> _PROBLEM DESCRIPTION_:
Up to and including the line with "ReferenceArea, XAxis, YAxis", write out the listing from its first line, minus the pictures.

__________________________________________________

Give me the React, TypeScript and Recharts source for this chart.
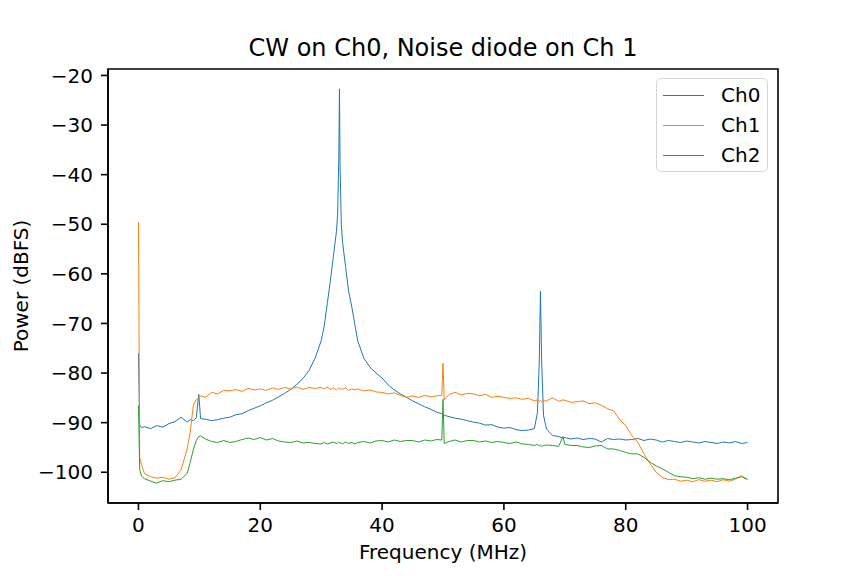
import { Label, Legend, Line, LineChart, ReferenceArea, XAxis, YAxis } from "recharts";

// frequency grid (MHz), denser around the narrow spikes
const freq = [
  0, 0.2, 0.5, 1, 2, 3, 4, 5, 6, 7, 8, 8.5, 9, 9.5, 9.9, 10.2,
  11, 12, 13, 14, 15, 16, 17, 18, 19, 20, 21, 22, 23, 24, 25, 26, 27, 28, 29, 30,
  30.5, 31, 31.5, 32, 32.5, 32.7, 32.9, 33, 33.1, 33.3, 33.5, 34, 34.5, 35, 35.5, 36,
  37, 38, 39, 40, 41, 42, 43, 44, 45, 46, 47, 48, 49,
  49.8, 50, 50.2,
  51, 52, 53, 54, 55, 56, 57, 58, 59, 60, 61, 62, 63, 64, 65,
  65.5, 65.8, 66, 66.2, 66.5,
  67, 68, 69, 69.7,
  70, 71, 72, 73, 74, 75, 76, 77, 78, 79, 80, 81, 82, 83, 84, 85, 86, 87, 88, 89, 90,
  91, 92, 93, 94, 95, 96, 97, 98, 99, 100
];

const ch0 = [
  -76, -90.5, -91, -90.8, -91.2, -90.6, -90.9, -90.2, -89.8, -88.9, -89.9, -89.4, -89.6, -89.0, -84.3, -89.2,
  -89.3, -89.6, -89.4, -89.1, -88.9, -88.4, -88.2, -87.6, -87.1, -86.6, -86.0, -85.5, -84.8, -84.1, -83.3, -82.3, -81.1, -79.5, -77.0, -73.5,
  -70.5, -66, -61.5, -56.5, -51.5, -48, -36, -22.7, -38, -50, -53.5, -58.5, -63.5, -66.5, -70, -73.5,
  -77, -78.8, -80.0, -81.0, -82.4, -83.4, -84.2, -84.9, -85.6, -86.2, -86.8, -87.3, -87.9,
  -88.2, -88.4, -88.5,
  -88.8, -89.1, -89.3, -89.6, -89.9, -90.1, -90.5, -90.4, -90.9, -91.1, -91.0, -91.4, -91.6, -91.5, -91.2,
  -88, -78, -63.5, -78, -88.5,
  -91.3, -92.6, -92.8, -93.1,
  -93.0, -93.3, -93.1, -93.4, -93.2, -93.3, -93.9, -93.2, -93.4, -93.3, -93.5, -93.4, -93.2, -93.6, -93.3, -93.5, -93.9, -93.6, -93.8, -94.0, -93.7,
  -93.9, -94.1, -93.8, -94.0, -94.2, -93.9, -94.1, -93.8, -94.2, -94.0
];

const ch1 = [
  -49.6, -97, -98.5, -100.3, -100.9, -101.2, -101.0, -101.4, -101.1, -99.5, -95.3, -91.9, -86.6, -85.3, -85.0, -84.6,
  -84.9, -83.9, -84.2, -83.5, -83.6, -83.3, -83.7, -83.1, -83.4, -83.2, -83.5, -83.0, -83.3, -82.9, -83.2, -82.8, -83.3, -82.9, -83.1, -82.9,
  -83.2, -82.8, -83.3, -83.0, -83.4, -83.2, -83.0, -83.1, -83.3, -83.1, -83.3, -83.0, -83.5, -83.2, -83.4, -83.2,
  -83.6, -83.4, -83.8, -83.9, -84.2, -84.0, -84.5, -84.9, -84.6, -84.9, -84.5, -84.8, -84.6,
  -84.5, -78.0, -85.4,
  -84.3, -83.9, -84.4, -84.1, -84.2, -84.6, -84.3, -84.9, -84.7, -84.9, -85.1, -85.0, -85.3, -85.1, -85.6,
  -85.4, -85.7, -85.5, -85.8, -85.6,
  -85.6, -85.0, -85.7, -85.4,
  -85.5, -85.9, -85.8, -85.6, -86.2, -86.0, -86.5, -87.2, -87.6, -89.4, -90.6, -92.6, -94.0, -96.3, -98.3, -100.0, -101.0, -101.5, -101.4, -101.8, -101.6,
  -101.9, -101.5, -101.8, -101.6, -101.9, -101.5, -101.8, -101.4, -100.7, -101.5
];

const ch2 = [
  -86.5, -99.5, -100.8, -101.3, -101.8, -102.2, -101.7, -101.9, -101.6, -101.4, -100.2, -98.0, -95.5, -93.6, -92.8, -92.7,
  -93.3, -93.8, -94.0, -93.6, -94.0, -93.8, -93.4, -93.1, -93.4, -93.0, -93.5, -93.2, -93.7, -93.9, -94.0, -93.7, -94.1, -94.0, -94.2, -94.3,
  -94.0, -94.3, -94.1, -93.9, -94.2, -94.1, -93.9, -94.0, -94.2, -94.1, -94.3, -93.9, -94.2, -94.0, -94.3, -94.0,
  -93.8, -94.1, -93.7, -93.6, -93.9, -93.5, -93.8, -93.6, -93.6, -93.9, -93.5, -93.7, -93.4,
  -93.5, -85.3, -94.2,
  -93.8, -93.5, -93.9, -93.6, -93.6, -93.9, -93.7, -94.0, -93.8, -94.0, -94.2, -93.9, -94.3, -94.4, -94.6,
  -94.4, -94.7, -94.5, -94.8, -94.6,
  -94.5, -94.6, -94.8, -92.8,
  -94.4, -94.6, -94.6, -94.9, -95.0, -94.7, -94.6, -95.3, -95.3, -95.6, -96.0, -96.3, -96.3, -97.0, -98.0, -98.7, -99.3, -100.0, -100.7, -100.9, -101.0,
  -101.3, -101.1, -101.4, -101.2, -101.4, -101.3, -101.5, -101.2, -100.9, -101.4
];

const seriesNames = ["Ch0", "Ch1", "Ch2"];
const seriesColors = ["#1f77b4", "#ff7f0e", "#2ca02c"];
const xTicks = [0, 20, 40, 60, 80, 100];
const yTicks = [-100, -90, -80, -70, -60, -50, -40, -30, -20];

const data = freq.map((f, i) => ({ f, Ch0: ch0[i], Ch1: ch1[i], Ch2: ch2[i] }));

const minus = (v: number) => String(v).replace("-", "\u2212");

function LegendBox() {
  return (
    <div
      style={{
        width: 112,
        height: 94,
        border: "1.5px solid #d6d6d6",
        borderRadius: 5,
        background: "#fff",
        boxSizing: "border-box",
        paddingTop: 1
      }}
    >
      {seriesNames.map((name, i) => (
        <div key={name} style={{ display: "flex", alignItems: "center", height: 30 }}>
          <div style={{ marginLeft: 6, width: 41, height: 0, borderTop: `1.5px solid ${seriesColors[i]}` }} />
          <span style={{ marginLeft: 17, fontSize: 20, color: "#000" }}>{name}</span>
        </div>
      ))}
    </div>
  );
}

export default function App() {
  return (
    <div
      style={{
        position: "absolute",
        left: 0,
        top: 0,
        width: 864,
        height: 576,
        background: "#fff",
        fontFamily: "'DejaVu Sans', sans-serif"
      }}
    >
      <div
        style={{
          position: "absolute",
          left: 108,
          width: 670,
          top: 36,
          fontSize: 24,
          lineHeight: "24px",
          textAlign: "center",
          color: "#000",
          zIndex: 2
        }}
      >
        CW on Ch0, Noise diode on Ch 1
      </div>
      <LineChart width={864} height={576} data={data} margin={{ top: 69, right: 86, bottom: 0, left: 0 }}>
        <XAxis
          dataKey="f"
          type="number"
          domain={[-5, 105]}
          ticks={xTicks}
          allowDataOverflow
          height={73}
          tickSize={7}
          tickMargin={8}
          tick={{ fill: "#000", fontSize: 20 }}
          tickLine={{ stroke: "#000", strokeWidth: 1.6 }}
          axisLine={{ stroke: "#000", strokeWidth: 1.6 }}
        >
          <Label value="Frequency (MHz)" position="insideBottom" offset={17} style={{ fill: "#000", fontSize: 20 }} />
        </XAxis>
        <YAxis
          type="number"
          domain={[-106.2, -18.7]}
          ticks={yTicks}
          allowDataOverflow
          width={108}
          tickSize={7}
          tickMargin={8}
          tickFormatter={minus}
          tick={{ fill: "#000", fontSize: 20 }}
          tickLine={{ stroke: "#000", strokeWidth: 1.6 }}
          axisLine={{ stroke: "#000", strokeWidth: 1.6 }}
        >
          <Label
            value="Power (dBFS)"
            angle={-90}
            position="insideLeft"
            offset={21}
            style={{ fill: "#000", fontSize: 20, textAnchor: "middle" }}
          />
        </YAxis>
        <ReferenceArea x1={-5} x2={105} y1={-106.2} y2={-18.7} fill="none" stroke="#000" strokeWidth={1.6} />
        {seriesNames.map((name, i) => (
          <Line
            key={name}
            dataKey={name}
            type="linear"
            stroke={seriesColors[i]}
            strokeWidth={1}
            dot={false}
            isAnimationActive={false}
          />
        ))}
        <Legend
          layout="vertical"
          align="center"
          verticalAlign="middle"
          content={() => <LegendBox />}
          wrapperStyle={{ left: 656, top: 78, width: 112, height: 94 }}
        />
      </LineChart>
    </div>
  );
}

__________________________________________________

> _ANSWER BELOW_:
Give me the React, TypeScript and Recharts source for this chart.
import { Label, Legend, Line, LineChart, ReferenceArea, XAxis, YAxis } from "recharts";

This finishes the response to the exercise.